• Aim: Extract the final stretch of the data: the line that contains "Clone this diagram in TikZ." and every line after it, unaltered, and no other lines.

• Dataset rows:

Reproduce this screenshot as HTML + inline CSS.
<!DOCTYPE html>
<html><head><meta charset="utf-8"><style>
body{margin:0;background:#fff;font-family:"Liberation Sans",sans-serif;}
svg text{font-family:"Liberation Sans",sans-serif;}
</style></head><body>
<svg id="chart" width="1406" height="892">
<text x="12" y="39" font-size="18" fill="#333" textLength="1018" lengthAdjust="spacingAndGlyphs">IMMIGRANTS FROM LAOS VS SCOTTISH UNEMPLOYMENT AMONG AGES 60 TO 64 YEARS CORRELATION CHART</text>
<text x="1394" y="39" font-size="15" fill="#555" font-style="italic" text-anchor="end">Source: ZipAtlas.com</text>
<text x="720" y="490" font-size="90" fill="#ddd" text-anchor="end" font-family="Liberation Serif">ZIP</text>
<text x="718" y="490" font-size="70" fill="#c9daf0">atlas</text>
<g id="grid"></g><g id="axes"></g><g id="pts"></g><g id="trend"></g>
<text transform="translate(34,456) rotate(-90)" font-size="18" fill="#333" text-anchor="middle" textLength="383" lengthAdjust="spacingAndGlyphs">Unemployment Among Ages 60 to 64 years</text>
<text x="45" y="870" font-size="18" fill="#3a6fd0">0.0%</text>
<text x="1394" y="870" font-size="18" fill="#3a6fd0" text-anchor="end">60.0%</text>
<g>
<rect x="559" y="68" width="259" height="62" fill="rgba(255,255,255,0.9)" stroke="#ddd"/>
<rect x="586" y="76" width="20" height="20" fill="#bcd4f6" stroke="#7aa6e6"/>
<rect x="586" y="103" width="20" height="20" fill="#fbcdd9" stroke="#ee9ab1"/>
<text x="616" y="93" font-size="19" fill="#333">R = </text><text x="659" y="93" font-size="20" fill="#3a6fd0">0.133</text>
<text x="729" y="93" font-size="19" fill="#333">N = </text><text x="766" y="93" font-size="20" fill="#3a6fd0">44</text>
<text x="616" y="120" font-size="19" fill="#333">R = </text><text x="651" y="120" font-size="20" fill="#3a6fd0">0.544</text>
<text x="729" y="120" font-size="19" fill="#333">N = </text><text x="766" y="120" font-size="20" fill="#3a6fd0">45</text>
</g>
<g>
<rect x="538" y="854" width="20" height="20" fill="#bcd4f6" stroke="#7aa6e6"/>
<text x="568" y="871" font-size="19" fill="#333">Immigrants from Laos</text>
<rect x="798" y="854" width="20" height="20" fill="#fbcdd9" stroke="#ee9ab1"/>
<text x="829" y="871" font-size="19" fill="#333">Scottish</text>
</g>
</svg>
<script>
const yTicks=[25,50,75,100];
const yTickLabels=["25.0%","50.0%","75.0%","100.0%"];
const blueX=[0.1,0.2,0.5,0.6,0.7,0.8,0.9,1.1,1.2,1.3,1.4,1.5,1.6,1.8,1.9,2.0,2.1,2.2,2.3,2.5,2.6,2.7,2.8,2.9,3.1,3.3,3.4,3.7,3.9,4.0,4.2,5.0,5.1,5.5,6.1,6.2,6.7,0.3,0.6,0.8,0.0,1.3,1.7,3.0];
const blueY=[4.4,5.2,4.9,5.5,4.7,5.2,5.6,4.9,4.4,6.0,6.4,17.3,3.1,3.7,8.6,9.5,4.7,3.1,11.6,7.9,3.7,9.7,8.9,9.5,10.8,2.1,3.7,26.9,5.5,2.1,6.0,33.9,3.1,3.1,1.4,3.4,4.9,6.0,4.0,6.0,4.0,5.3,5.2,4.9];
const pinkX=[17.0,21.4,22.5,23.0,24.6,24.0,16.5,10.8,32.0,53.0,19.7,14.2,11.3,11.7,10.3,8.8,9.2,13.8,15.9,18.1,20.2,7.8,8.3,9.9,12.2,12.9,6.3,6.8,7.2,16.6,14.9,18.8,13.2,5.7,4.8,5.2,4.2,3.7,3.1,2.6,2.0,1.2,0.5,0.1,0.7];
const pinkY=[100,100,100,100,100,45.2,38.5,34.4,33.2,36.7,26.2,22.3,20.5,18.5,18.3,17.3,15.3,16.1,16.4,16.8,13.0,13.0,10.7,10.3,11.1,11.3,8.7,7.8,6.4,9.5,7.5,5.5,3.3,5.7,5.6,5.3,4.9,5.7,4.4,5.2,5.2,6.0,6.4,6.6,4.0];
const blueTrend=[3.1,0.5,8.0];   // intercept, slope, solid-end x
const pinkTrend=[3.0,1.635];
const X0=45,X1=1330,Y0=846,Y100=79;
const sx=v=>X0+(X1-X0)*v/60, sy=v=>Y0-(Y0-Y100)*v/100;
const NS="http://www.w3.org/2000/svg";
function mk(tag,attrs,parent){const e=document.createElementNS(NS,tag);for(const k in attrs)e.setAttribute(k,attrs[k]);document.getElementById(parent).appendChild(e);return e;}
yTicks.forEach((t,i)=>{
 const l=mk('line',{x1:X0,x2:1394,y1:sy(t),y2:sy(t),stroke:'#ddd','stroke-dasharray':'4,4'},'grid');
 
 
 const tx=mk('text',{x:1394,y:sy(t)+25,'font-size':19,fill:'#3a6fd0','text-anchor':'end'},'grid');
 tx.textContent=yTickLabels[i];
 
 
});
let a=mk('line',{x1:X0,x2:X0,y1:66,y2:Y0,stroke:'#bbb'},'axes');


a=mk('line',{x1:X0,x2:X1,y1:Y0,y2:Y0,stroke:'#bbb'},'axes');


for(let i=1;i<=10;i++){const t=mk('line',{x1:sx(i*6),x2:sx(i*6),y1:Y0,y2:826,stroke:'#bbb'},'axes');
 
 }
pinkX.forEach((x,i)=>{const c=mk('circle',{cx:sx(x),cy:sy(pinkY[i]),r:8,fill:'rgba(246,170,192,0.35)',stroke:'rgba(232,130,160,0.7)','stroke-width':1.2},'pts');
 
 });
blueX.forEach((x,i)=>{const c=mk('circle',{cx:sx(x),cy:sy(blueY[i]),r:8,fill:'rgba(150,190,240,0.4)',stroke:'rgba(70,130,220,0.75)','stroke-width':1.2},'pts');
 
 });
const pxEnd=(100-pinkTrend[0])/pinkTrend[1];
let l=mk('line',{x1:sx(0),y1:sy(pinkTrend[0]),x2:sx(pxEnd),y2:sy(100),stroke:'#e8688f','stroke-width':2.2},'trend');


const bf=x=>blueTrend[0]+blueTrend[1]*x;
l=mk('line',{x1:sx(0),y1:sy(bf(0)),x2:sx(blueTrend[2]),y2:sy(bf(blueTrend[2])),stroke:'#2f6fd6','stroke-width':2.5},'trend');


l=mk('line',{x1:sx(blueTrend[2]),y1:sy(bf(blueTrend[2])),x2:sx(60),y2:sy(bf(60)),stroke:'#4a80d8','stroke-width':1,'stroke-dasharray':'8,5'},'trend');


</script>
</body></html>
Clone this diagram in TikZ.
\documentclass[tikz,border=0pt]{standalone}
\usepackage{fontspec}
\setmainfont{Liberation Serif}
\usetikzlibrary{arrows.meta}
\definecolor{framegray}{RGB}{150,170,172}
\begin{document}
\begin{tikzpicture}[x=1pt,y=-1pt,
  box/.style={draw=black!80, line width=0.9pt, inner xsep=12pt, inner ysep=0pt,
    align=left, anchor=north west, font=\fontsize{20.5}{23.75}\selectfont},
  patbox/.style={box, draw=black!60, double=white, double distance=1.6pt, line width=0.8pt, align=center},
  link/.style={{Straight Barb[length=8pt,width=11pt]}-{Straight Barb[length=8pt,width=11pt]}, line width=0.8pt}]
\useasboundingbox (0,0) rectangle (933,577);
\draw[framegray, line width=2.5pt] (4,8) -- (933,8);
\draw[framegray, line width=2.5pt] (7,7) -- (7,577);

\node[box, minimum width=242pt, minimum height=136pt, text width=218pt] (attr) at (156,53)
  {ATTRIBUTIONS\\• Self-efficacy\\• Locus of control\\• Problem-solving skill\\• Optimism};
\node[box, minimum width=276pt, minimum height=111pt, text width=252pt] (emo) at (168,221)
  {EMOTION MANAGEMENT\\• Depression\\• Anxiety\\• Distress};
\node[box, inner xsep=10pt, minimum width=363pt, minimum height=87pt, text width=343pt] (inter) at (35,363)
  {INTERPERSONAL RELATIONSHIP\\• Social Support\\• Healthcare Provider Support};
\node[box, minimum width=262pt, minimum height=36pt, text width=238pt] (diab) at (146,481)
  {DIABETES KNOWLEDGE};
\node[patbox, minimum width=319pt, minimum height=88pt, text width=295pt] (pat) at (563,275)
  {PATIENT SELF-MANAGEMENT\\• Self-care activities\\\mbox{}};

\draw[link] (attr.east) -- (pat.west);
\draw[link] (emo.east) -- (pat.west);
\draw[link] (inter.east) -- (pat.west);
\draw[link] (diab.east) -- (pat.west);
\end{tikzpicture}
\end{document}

• Solution:
Clone this diagram in TikZ.
\documentclass[tikz,border=0pt]{standalone}
\usepackage{fontspec}
\setmainfont{Liberation Serif}
\usetikzlibrary{arrows.meta}
\definecolor{framegray}{RGB}{150,170,172}
\begin{document}
\begin{tikzpicture}[x=1pt,y=-1pt,
  box/.style={draw=black!80, line width=0.9pt, inner xsep=12pt, inner ysep=0pt,
    align=left, anchor=north west, font=\fontsize{20.5}{23.75}\selectfont},
  patbox/.style={box, draw=black!60, double=white, double distance=1.6pt, line width=0.8pt, align=center},
  link/.style={{Straight Barb[length=8pt,width=11pt]}-{Straight Barb[length=8pt,width=11pt]}, line width=0.8pt}]
\useasboundingbox (0,0) rectangle (933,577);
\draw[framegray, line width=2.5pt] (4,8) -- (933,8);
\draw[framegray, line width=2.5pt] (7,7) -- (7,577);

\node[box, minimum width=242pt, minimum height=136pt, text width=218pt] (attr) at (156,53)
  {ATTRIBUTIONS\\• Self-efficacy\\• Locus of control\\• Problem-solving skill\\• Optimism};
\node[box, minimum width=276pt, minimum height=111pt, text width=252pt] (emo) at (168,221)
  {EMOTION MANAGEMENT\\• Depression\\• Anxiety\\• Distress};
\node[box, inner xsep=10pt, minimum width=363pt, minimum height=87pt, text width=343pt] (inter) at (35,363)
  {INTERPERSONAL RELATIONSHIP\\• Social Support\\• Healthcare Provider Support};
\node[box, minimum width=262pt, minimum height=36pt, text width=238pt] (diab) at (146,481)
  {DIABETES KNOWLEDGE};
\node[patbox, minimum width=319pt, minimum height=88pt, text width=295pt] (pat) at (563,275)
  {PATIENT SELF-MANAGEMENT\\• Self-care activities\\\mbox{}};

\draw[link] (attr.east) -- (pat.west);
\draw[link] (emo.east) -- (pat.west);
\draw[link] (inter.east) -- (pat.west);
\draw[link] (diab.east) -- (pat.west);
\end{tikzpicture}
\end{document}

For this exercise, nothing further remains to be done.